The official position of Business Insider is there is no tech bubble 2.0, despite all the hysterical shrieking we hear from elsewhere.Today’s tech companies are generally real businesses with real profits. The market for public stocks is not overheated. In fact it’s actually pretty cheap right now using traditional valuation metrics.
However, that doesn’t mean we don’t understand why other people think there’s a bubble. Valuations have soared, money for startups has become easy to obtain, and the IPO market is looking a lot less chilly.
Sounds like it’s time to party like it’s 1999, right? Hardly. Read on to see why not.
All signs point towards Facebook having a very strong business, but it doesn't really matter when were talking about a 'tech bubble.' People just see Facebook's $90 billion valuation on the private markets and think the company is overvalued.
Facebook's success has also created numerous new startups, as well as angel investors. Those people have flooded the tech zone indirectly leading to valuations rising, and fights for talent becoming more intensive.
Yuri Milner and DST started dumping money in Facebook before anyone had any idea how big it would be. At the time, everyone thought he was crazy, and thought Mark Zuckerberg was crazy for taking an unknown Russian's money.
It appears to have worked out very well, but it led to surging valuations, and a mentality among tech employees that they could and should start cashing out some of their stock early.
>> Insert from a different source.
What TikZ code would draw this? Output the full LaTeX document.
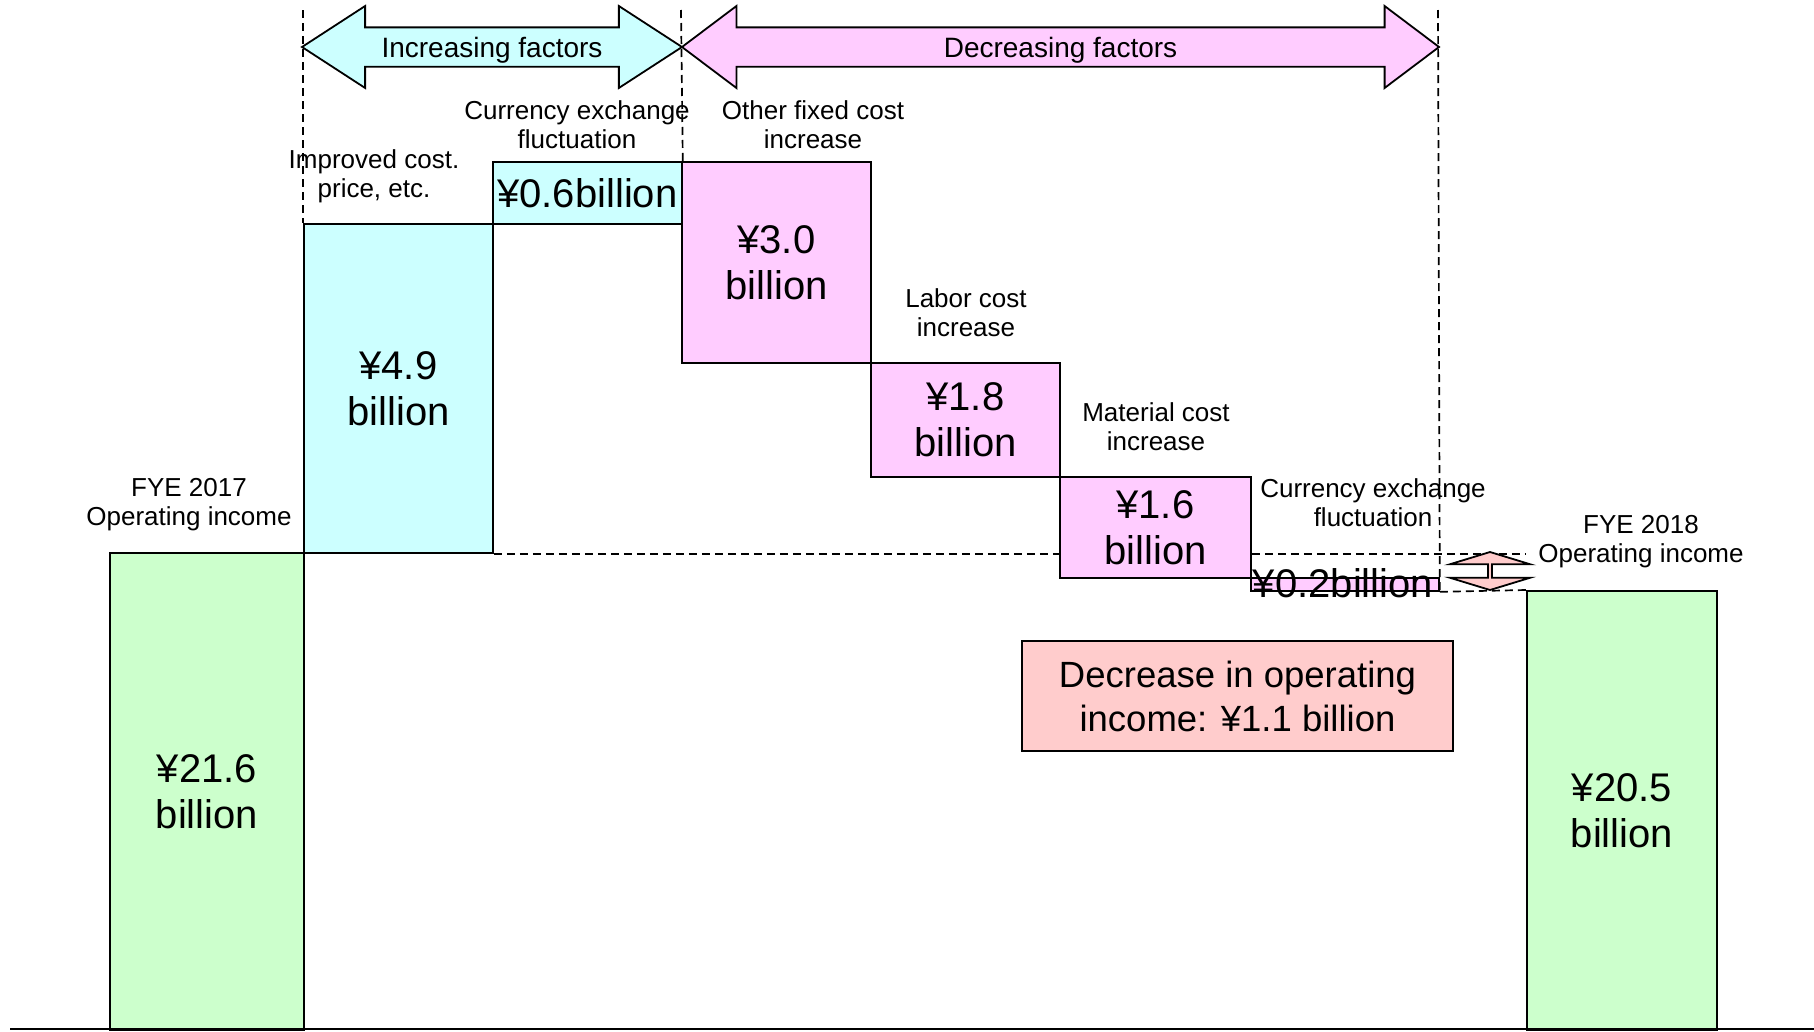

We can't think of another company that has set the tech world into such a state of fury like colour. The location based social photo sharing application touched a nerve when it launched with $41 million in funding. People saw it as excessive and foolish from the investor's perspective. And when they saw the lame product they just felt justified in their snap reactions. So far, the reactionaries are looking pretty good. colour is already scrambling to refocus and build a new product.
Our rebuttal: The colour founders have a track record of building and selling companies. They whiffed on their first pass, but that doesn't mean they're completely toast.
Felix Investments has an interesting position in this tech frenzy. It smartly (and aggressively) started buying stock in private companies like Facebook, Twitter, and LinkedIn. Its decision to buy these private companies drove their valuation higher.
And now Felix Investments is symbolizing the bubble mentality. It has moved on from investing in big private companies to investing in Series A rounds, and its starting a fund for angel investing. Maybe it will all work out. But if it comes crashing down, it will be seen as a sign of the bubble.
For the most part we're talking about a perceived bubble in the land of private tech companies. LinkedIn is the first one to hit the public markets. And on the day it wet public the stock soared from $80 to $120 after being priced at $45.
This had people thinking it's 1999 all over again. Well, the stock has since settled down, and it's not that crazy for a growth company like LinkedIn to see its stock pop early on.
Groupon's S1 had a goofy accounting metric called Adjusted CSOI. It was the company's attempt at getting people to look beyond its marketing costs to see that the company is doing very well. It was rightly ridiculed. No one took it seriously. Yet everyone took it as another sign of a tech bubble. It was too reminiscent of the last bubble where companies didn't have sound businesses.
While it's easy to mock Groupon and its losses, let's not forget it's cash flow positive and it's generating an astounding amount of revenue.
This one is a little bit more abstract than the others but, remember when Kleiner Perkins was basically done with investing in traditional tech companies? It was going all in on green investment and that was going to be the future.
Well, the green scene fizzled, and Kleiner came back to traditional tech investing. It even went as far as to set up the sFund, which invests in social startups.
While it can contribute to bubbly valuations, it doesn't mean we're in a bubble. Kleiner is just making a much smarter bet.
Want to get people really upset? Turn down a $100 million offer from Google for your just started company. That's what Dave Morin, founder of Path, a photo sharing app, decided to do. It looked like a sign that Google had too much money on its hands and startups are delusional about how much they're going to be worth. Whatever.
Would we have taken the money? Probably. But Morin came from Facebook where the smartest decision it ever made was rejecting what seemed like a sweet offer at the time. (Zuckerberg rejected $1 billion from Yahoo.) Maybe Morin is right and maybe Path becomes a monster.
All of the sudden there's a new crop of $1 billion startups. And while Quora isn't technically in the group yet, at least one of its investors told us privately that it should be. That's the mentality out in the Valley right now. Hot startups are worth big bucks.
But is that any different from any other time in history? Have investors ever thought their investments weren't great and worth a lot of money? We don't think so.
All this tech bubble 2.0 talk really started when angel investors began squeezing out VCs who wanted to invest in cheap series A rounds. As angel investors got in early and eventually started investing greater sums of money valuations rose, causing VCs to start complaining that things were getting out of hand.
We think this is pretty bogus. It's great that startups have options and for funding. It's natural that valuations are rising.
So why pick out Ron Conway here? He's the most prolific of the all the angel investors out there and he's now a micro-VC basically. He's doing very well.